A key United Nations rights body voiced alarm today at mounting racial violence in Russia and called on Moscow to take firm action against ultra-nationalist and neo-Nazi groups and hate speech in the media.
The Committee on the Elimination of Racial Discrimination also urged the Russian government to hold an investigation into police repression of Georgians in Russia in 2006.
The Committee said it was "gravely concerned about the alarming increase in the incidence and severity of racially motivated violence, especially by young people belonging to extremist groups".
The targets of violence and hate speech, it said, were Chechens and other people from the Caucasus, people from Central Asia, Roma, Meskhetian Turks, ethnic minorities of Jewish or Muslim faith and Africans.
The Committee's report followed a discussion its 18 expert members held with a Russian delegation -- and with rights groups from the country -- earlier this month as part of a review of UN states' racism record.
Russian human rights activists said during the hearings that police often stood by when skinhead and neo-Nazi groups staged demonstrations against Jews, ethnic minorities or foreigners.

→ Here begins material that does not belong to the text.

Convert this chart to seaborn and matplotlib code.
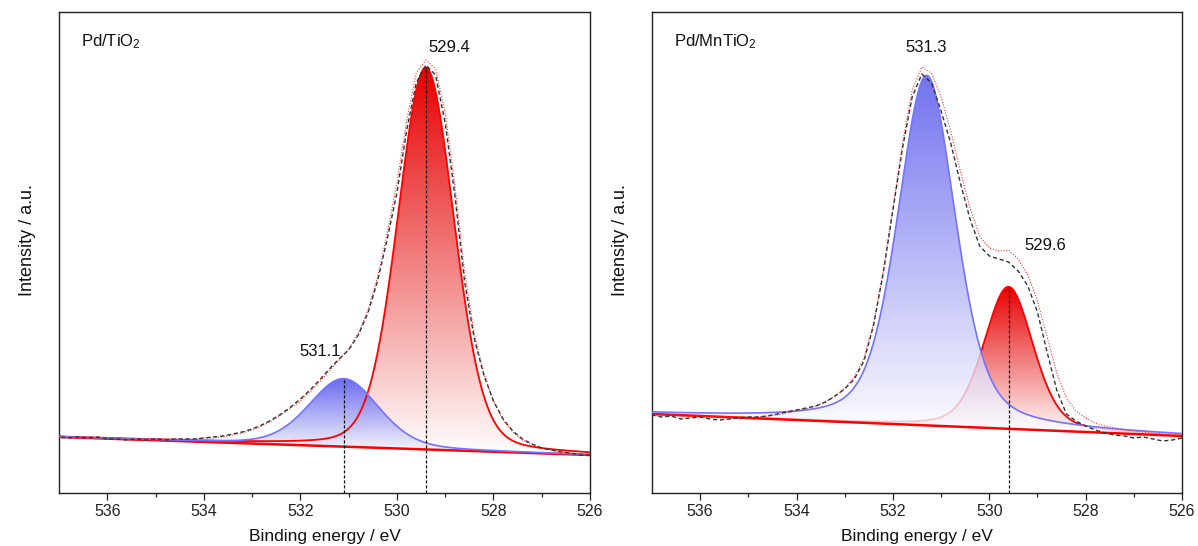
import numpy as np
import pandas as pd
import matplotlib
matplotlib.use("Agg")
import matplotlib.pyplot as plt
from matplotlib.colors import LinearSegmentedColormap
import seaborn as sns

# ---------------------------------------------------------------------------
# O 1s spectra, binding energy 537.0 -> 526.0 eV in 0.2 eV steps (arb. units)
# ---------------------------------------------------------------------------
energy = np.linspace(537.0, 526.0, 56)

measured_tio2 = [
    56, 55, 56, 55, 56, 54, 54, 53,
    54, 53, 54, 53, 54, 54, 54, 55,
    56, 57, 59, 61, 64, 68, 73, 79,
    86, 94, 103, 113, 124, 134, 143, 158,
    180, 212, 254, 300, 362, 410, 428, 418,
    370, 298, 212, 155, 118, 92, 74, 62,
    54, 49, 45, 43, 41, 40, 38, 38,
]
envelope_tio2 = [
    56, 56, 55, 55, 55, 55, 54, 54,
    54, 54, 54, 54, 54, 54, 54, 55,
    55, 56, 58, 60, 63, 67, 72, 78,
    85, 92, 101, 111, 122, 133, 144, 160,
    183, 216, 260, 310, 372, 420, 433, 424,
    380, 308, 222, 160, 120, 92, 73, 61,
    53, 48, 45, 43, 41, 40, 39, 38,
]
measured_mntio2 = [
    78, 76, 77, 74, 75, 76, 74, 73,
    74, 75, 76, 76, 77, 79, 81, 83,
    85, 87, 91, 97, 104, 114, 132, 168,
    220, 283, 345, 396, 419, 410, 382, 350,
    310, 274, 247, 237, 234, 231, 222, 207,
    181, 141, 103, 79, 72, 67, 63, 60,
    58, 57, 55, 56, 54, 52, 53, 55,
]
envelope_mntio2 = [
    79, 78, 78, 77, 77, 77, 76, 76,
    76, 76, 75, 76, 77, 78, 80, 82,
    84, 87, 91, 97, 105, 116, 135, 170,
    222, 285, 350, 403, 426, 420, 396, 362,
    322, 285, 257, 245, 242, 243, 234, 218,
    192, 156, 120, 95, 82, 75, 70, 67,
    65, 63, 62, 61, 60, 59, 58, 58,
]

# Fitted components: [lattice O (red), surface O (blue)]
centres_tio2 = [529.4, 531.1]
heights_tio2 = [382, 68]
fwhm_tio2 = [1.38, 1.7]
lorentz_tio2 = [0.18, 0.25]
background_tio2 = [56, 38]          # linear background at 537 and 526 eV

centres_mntio2 = [529.6, 531.3]
heights_mntio2 = [142, 350]
fwhm_mntio2 = [1.2, 1.42]
lorentz_mntio2 = [0.3, 0.4]
background_mntio2 = [79, 57]

sample_names = ["Pd/TiO$_2$", "Pd/MnTiO$_2$"]
x_ticks = [536, 534, 532, 530, 528, 526]

# ---------------------------------------------------------------------------
sns.set_theme(style="white")
plt.rcParams["font.family"] = ["Liberation Sans", "DejaVu Sans"]
plt.rcParams["mathtext.fontset"] = "custom"
plt.rcParams["mathtext.rm"] = "Liberation Sans"
plt.rcParams["mathtext.it"] = "Liberation Sans:italic"
plt.rcParams["mathtext.default"] = "regular"

RED_LINE, RED_FILL = "#ff0000", "#e60000"
BLUE_LINE, BLUE_FILL = "#7373ff", "#4f4fec"

XMIN, XMAX = 526.0, 537.0
YMAX = 481.0


def pseudo_voigt(x, centre, height, fwhm, mix):
    d = (x - centre) / (fwhm / 2.0)
    return height * ((1 - mix) * np.exp(-np.log(2) * d ** 2) + mix / (1 + d ** 2))


def gradient_fill(ax, x, base, top, color, zorder, alpha=1.0):
    poly = ax.fill_between(x, base, top, facecolor="none", edgecolor="none")
    cmap = LinearSegmentedColormap.from_list("grad", ["#ffffff", color])
    grad = np.linspace(0, 1, 256).reshape(-1, 1)
    im = ax.imshow(grad, cmap=cmap, origin="lower", aspect="auto",
                   extent=[x.min(), x.max(), base.min(), top.max()],
                   zorder=zorder, alpha=alpha, interpolation="bilinear")
    im.set_clip_path(poly.get_paths()[0], transform=ax.transData)


def draw_panel(ax, measured, envelope, centres, heights, fwhms, mixes, bg,
               name, marked, label_xy, red_line_z, blue_alpha):
    x = np.linspace(XMAX, XMIN, 800)
    base = bg[0] + (bg[1] - bg[0]) * (XMAX - x) / (XMAX - XMIN)
    red = base + pseudo_voigt(x, centres[0], heights[0], fwhms[0], mixes[0])
    blue = base + pseudo_voigt(x, centres[1], heights[1], fwhms[1], mixes[1])

    gradient_fill(ax, x, base, red, RED_FILL, zorder=1.0)
    gradient_fill(ax, x, base, blue, BLUE_FILL, zorder=1.2, alpha=blue_alpha)

    comp = pd.DataFrame({"x": x, "red": red, "blue": blue, "base": base})
    # linear background
    sns.lineplot(data=comp, x="x", y="base", ax=ax, color=RED_LINE, lw=1.8,
                 zorder=2.3, estimator=None)
    sns.lineplot(data=comp, x="x", y="red", ax=ax, color=RED_LINE, lw=1.3,
                 zorder=red_line_z, estimator=None)
    sns.lineplot(data=comp, x="x", y="blue", ax=ax, color=BLUE_LINE, lw=1.2,
                 zorder=2.6, estimator=None)

    spec = pd.DataFrame({"E": energy, "I": measured, "fit": envelope})
    sns.lineplot(data=spec, x="E", y="fit", ax=ax, color="#ff3030", lw=0.8,
                 zorder=2.8, estimator=None)
    ax.lines[-1].set_dashes([1, 1.5])
    sns.lineplot(data=spec, x="E", y="I", ax=ax, color="#333333", lw=1.0,
                 zorder=3.0, estimator=None)
    ax.lines[-1].set_dashes([3, 2])

    # peak position markers
    for c, h, show, (lx, ly) in zip(centres, heights, marked, label_xy):
        b = bg[0] + (bg[1] - bg[0]) * (XMAX - c) / (XMAX - XMIN)
        if show:
            ax.plot([c, c], [0, b + h], color="#111111", lw=0.9,
                    dashes=[2.5, 1.5], zorder=3.2)
        ax.text(lx, ly, f"{c:.1f}", ha="center", va="center", fontsize=12,
                color="#111111")

    ax.text(0.041, 0.938, name, transform=ax.transAxes, ha="left",
            va="center", fontsize=12, color="#111111")

    ax.set_xlim(XMAX, XMIN)
    ax.set_ylim(0, YMAX)
    ax.set_xticks(x_ticks)
    ax.set_xticks(np.arange(527, 537, 2), minor=True)
    ax.set_xticklabels([str(t) for t in x_ticks])
    ax.set_yticks([])
    ax.tick_params(axis="x", which="major", direction="out", length=5,
                   width=0.9, bottom=True, top=False, labelsize=11.5, pad=3,
                   colors="#222222")
    ax.tick_params(axis="x", which="minor", direction="out", length=3,
                   width=0.9, bottom=True, top=False)
    ax.set_xlabel("Binding energy / eV", fontsize=12.5, color="#111111",
                  labelpad=7)
    ax.set_ylabel("Intensity / a.u.", fontsize=13, color="#111111")
    ax.yaxis.set_label_coords(-0.043, 0.526)
    for sp in ax.spines.values():
        sp.set_visible(True)
        sp.set_color("#222222")
        sp.set_linewidth(1.0)


fig = plt.figure(figsize=(11.98, 5.46), dpi=100)
fig.patch.set_facecolor("white")
ax1 = fig.add_axes([59 / 1198, 1 - 493 / 546, 531 / 1198, 481 / 546])
ax2 = fig.add_axes([652 / 1198, 1 - 493 / 546, 530 / 1198, 481 / 546])

draw_panel(ax1, measured_tio2, envelope_tio2, centres_tio2, heights_tio2,
           fwhm_tio2, lorentz_tio2, background_tio2, sample_names[0],
           marked=[True, True], label_xy=[(528.92, 446), (531.6, 141)],
           red_line_z=2.4, blue_alpha=0.85)
draw_panel(ax2, measured_mntio2, envelope_mntio2, centres_mntio2,
           heights_mntio2, fwhm_mntio2, lorentz_mntio2, background_mntio2,
           sample_names[1], marked=[True, False],
           label_xy=[(528.84, 247), (531.3, 446)],
           red_line_z=1.1, blue_alpha=0.8)

fig.savefig("out.png", dpi=100, facecolor="white")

The Committee said a "thorough investigation" was needed into events in 2006, which Tbilisi at the time said reflected official racism against Georgians, stoking tension between the two former Soviet states.
According to reports cited by the Committee, Russian police rounded up hundreds of Georgians and ethnic Georgians with Russian citizenship, held them in packed jails and deported them to Georgia with little or no legal process.
The review was held before this month's conflict setting Russian and pro-Russian forces against Georgian troops in and around Georgia's breakaway region of South Ossetia.
Roma also suffered from discrimination, the report said, asserting that courts around the country were ordering the destruction of well-established settlements while children attending school were put in special classes.
It called on Russia to take action against police and other officials engaging in "racially selective arrests, searches or other unwarranted acts" based on how people looked.
The Committee noted the government had tried to combat incitement to racial, ethnic and religious hatred in the media and, to a lesser degree, by political figures and parties.
But it said there had been an increase in racist and xenophobic statements in the media and by public officials.